If I reflect on the names of the places that I have lived and worked in the Bay Area, I notice that they are so evidently marked with the stamp of Catholicism: San Francisco (Saint Francis of Assisi – founder of the Franciscan Order and creator of the first nativity set, or crèche), San Bruno (Saint Bruno – Chancellor of the Archdiocese of Cologne, Germany and advisor to Pope Gregory VII), San Mateo (Saint Matthew – one of the 12 apostles and author of the first Gospel), San Jose (Saint Joseph – foster father of Jesus and husband of the Blessed Virgin Mary), Santa Clara (Saint Clare – follower of Saint Francis, and foundress of the Poor Clares religious order) and even Cupertino (named after Saint Joseph of Cupertino, a 17th century Franciscan from Italy).

 

When I consider some of my favorite daily activities I am again reminded of our ever-present God amongst the places I frequent. San Pedro (Saint Peter of Alexandria) Square in downtown San Jose (Saint Joseph) has a lively array of food truck style cuisine and an urban garage style coffee lounge that I love. Rancho San Antonio (Saint Anthony) Open Space Preserve is a weekend favorite for family hiking. En route to the AMC movie theater near 101, people (probably unknowingly) traverse a street named Our Lady’s Way as they pass a large statue of the Blessed Virgin Mary, which marks a national shrine to Our Lady, known as Our Lady of Peace.
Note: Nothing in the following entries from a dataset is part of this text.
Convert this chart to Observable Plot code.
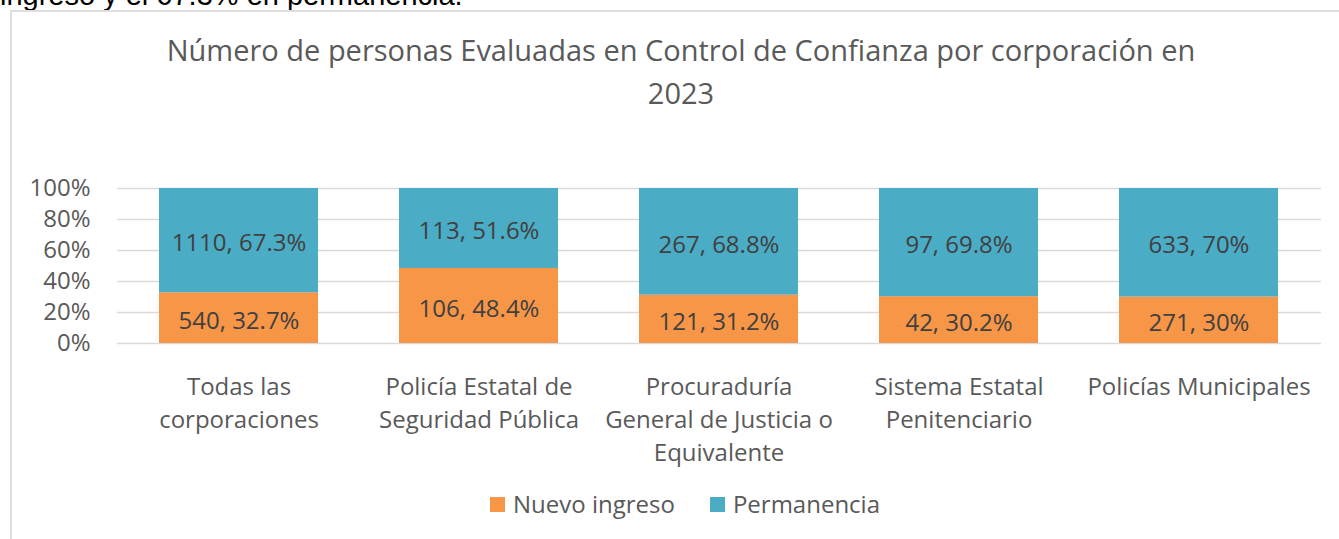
<!DOCTYPE html>
<html>
<head>
<meta charset="utf-8">
<script src="https://cdn.jsdelivr.net/npm/d3@7"></script>
<script src="https://cdn.jsdelivr.net/npm/@observablehq/plot@0.6"></script>
<style>
  html, body { margin: 0; padding: 0; background: #fff; width: 1339px; height: 539px; overflow: hidden; position: relative; }
  #lead { position: absolute; left: 0; top: -19.5px; font: 29px/29px "Liberation Sans", Arial, sans-serif; color: #000; white-space: nowrap; }
  #frame { position: absolute; left: 10px; top: 10px; width: 1400px; height: 600px; border: 2px solid #dedede; box-sizing: border-box; }
  #title { position: absolute; left: 11px; width: 1340px; top: 27.5px; text-align: center; font: 29px/43px "Open Sans", sans-serif; color: #595959; }
  #chart { position: absolute; left: 0; top: 0; }
  #legend { position: absolute; left: 0; width: 1370px; top: 492px; display: flex; justify-content: center; align-items: center; font: 24px/24px "Open Sans", sans-serif; color: #595959; }
  .item { display: flex; align-items: center; white-space: nowrap; }
  .item + .item { margin-left: 35px; }
  .sw { width: 15px; height: 15px; margin-right: 8px; }
</style>
</head>
<body>
<div id="lead">ingreso y el 67.3% en permanencia.</div>
<div id="frame"></div>
<div id="title">Número de personas Evaluadas en Control de Confianza por corporación en<br>2023</div>
<div id="chart"></div>
<div id="legend"></div>
<script>
// Data
const categories = [
  "Todas las\ncorporaciones",
  "Policía Estatal de\nSeguridad Pública",
  "Procuraduría\nGeneral de Justicia o\nEquivalente",
  "Sistema Estatal\nPenitenciario",
  "Policías Municipales"
];
const series = ["Nuevo ingreso", "Permanencia"];
const colors = ["#F79646", "#4BACC6"];
const nuevoIngreso = [540, 106, 121, 42, 271];
const permanencia = [1110, 113, 267, 97, 633];
const yTicks = [0, 0.2, 0.4, 0.6, 0.8, 1];

const values = [nuevoIngreso, permanencia];
const rows = [];
categories.forEach((c, i) => {
  const total = nuevoIngreso[i] + permanencia[i];
  series.forEach((s, j) => {
    rows.push({cat: c, series: s, value: values[j][i], share: values[j][i] / total});
  });
});
const pctFmt = d3.format(".1~f");

const chart = Plot.plot({
  width: 1339,
  height: 539,
  marginTop: 188,
  marginBottom: 196,
  marginLeft: 117,
  marginRight: 18,
  style: {fontFamily: "'Open Sans', sans-serif", fontSize: "24px", color: "#595959", background: "transparent", overflow: "visible"},
  x: {domain: categories, paddingInner: 0.3355, paddingOuter: 0.166, label: null},
  y: {domain: [0, 1], label: null},
  color: {domain: series, range: colors},
  marks: [
    Plot.gridY(yTicks, {stroke: "#d9d9d9", strokeOpacity: 1, strokeWidth: 1.5}),
    Plot.barY(rows, Plot.stackY({offset: "normalize", x: "cat", y: "value", fill: "series"})),
    Plot.text(rows, Plot.stackY({
      offset: "normalize", x: "cat", y: "value", z: "series",
      text: d => `${d.value}, ${pctFmt(d.share * 100)}%`,
      fill: "#404040", fontSize: 24, dy: 3
    })),
    Plot.axisY({ticks: yTicks, tickSize: 0, tickPadding: 27, tickFormat: d3.format(".0%"), fontSize: 24, fill: "#595959"}),
    Plot.axisX({tickSize: 0, tickPadding: 28, lineHeight: 1.375, fontSize: 24, fill: "#595959", label: null})
  ]
});
document.getElementById("chart").appendChild(chart);

const legend = document.getElementById("legend");
series.forEach((s, i) => {
  const item = document.createElement("div");
  item.className = "item";
  const sw = document.createElement("div");
  sw.className = "sw";
  sw.style.background = colors[i];
  const t = document.createElement("span");
  t.textContent = s;
  item.appendChild(sw);
  item.appendChild(t);
  legend.appendChild(item);
});
</script>
</body>
</html>
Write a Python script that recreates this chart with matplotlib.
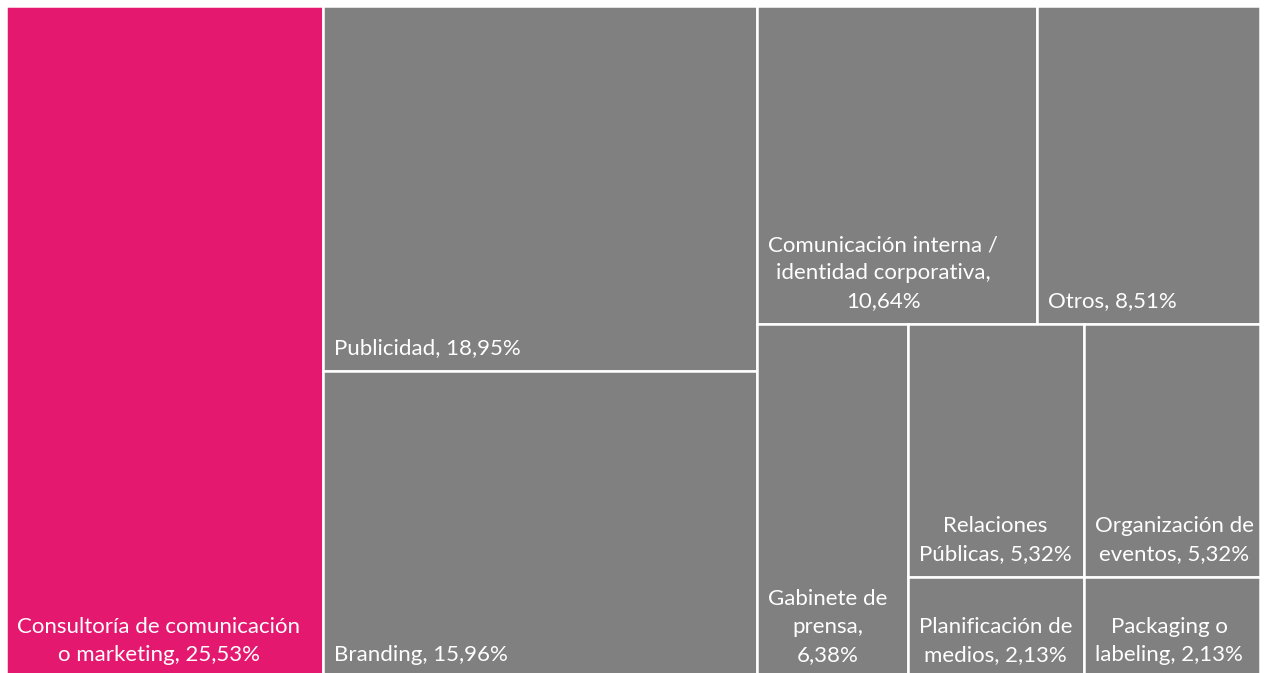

You may even hurriedly park in a rare open spot on the street in downtown San Jose on your way to the Children’s Discovery Museum, not realizing that you are parking in front of the magnificent Cathedral Basilica of San Jose (one of the unique Catholic churches marked with honorary distinctions of being both a cathedral and a basilica).

 

If you head out of town for the weekend, you are quite possibly visiting some of the well-loved destinations within California such as Los Angeles (‘the angels’, short for the original ‘Our Lady, the Queen of the Angels’), San Diego (Saint Diego de Alcala), San Rafael (Saint Rafael, the Archangel of healing), San Anselm (Saint Anslem), or many other towns with similar saint inspired names as these. Or maybe you’ve driven by one of the 263 Catholic churches and schools of the Archdiocese of San Francisco and the Diocese of San Jose, sprinkled between Marin and Gilroy. Since I’ve worked at six of them, and visited probably twenty more, I feel that I know where most of them are. Until I realize that this means there are still 237 I have yet to discover!

 

Did you know that the large block of land enclosed by the long salmon colored retaining wall near the edge of the Santa Clara University campus is a Carmelite monastery complete with a church, olive grove, walking Stations of the Cross, and community of cloistered Discalced Carmelite nuns? Ever been to the Olive Festival in Fremont, which is advertised as a community event that is “Fun For the Whole Family! … food, live music, wine tasting, arts & crafts … etc.” The fact is that this festival only exists because the Dominican Sisters who live behind Mission San Jose run and operate an olive grove on their grounds, which produces enough olive oil to warrant this annual festival.

 

Next time you are driving through the Bay Area and it seems that everything ends in .com, take a closer look. There are many layers of history to every place and the Bay Area was Catholic long before it was corporate. Enjoy finding new and interesting meanings to city and street names you’ve never pondered before. Take a closer look at buildings you pass, and reasons behind festivals … they all have a story. Find out more of the story of your hometown. It doesn’t take long to feel more closely connected to the one, universal, and holy Catholic Church and when you do, you will feel even more perfectly at home in your hometown…. even if your hometown is the sprawling booming metropolis of San Jose, California. You’ll actually know you are right at home when you remember that your city was named after Saint Joseph, the Earthly father of Jesus. Now that’s a different way to look at the capitol of Silicon Valley.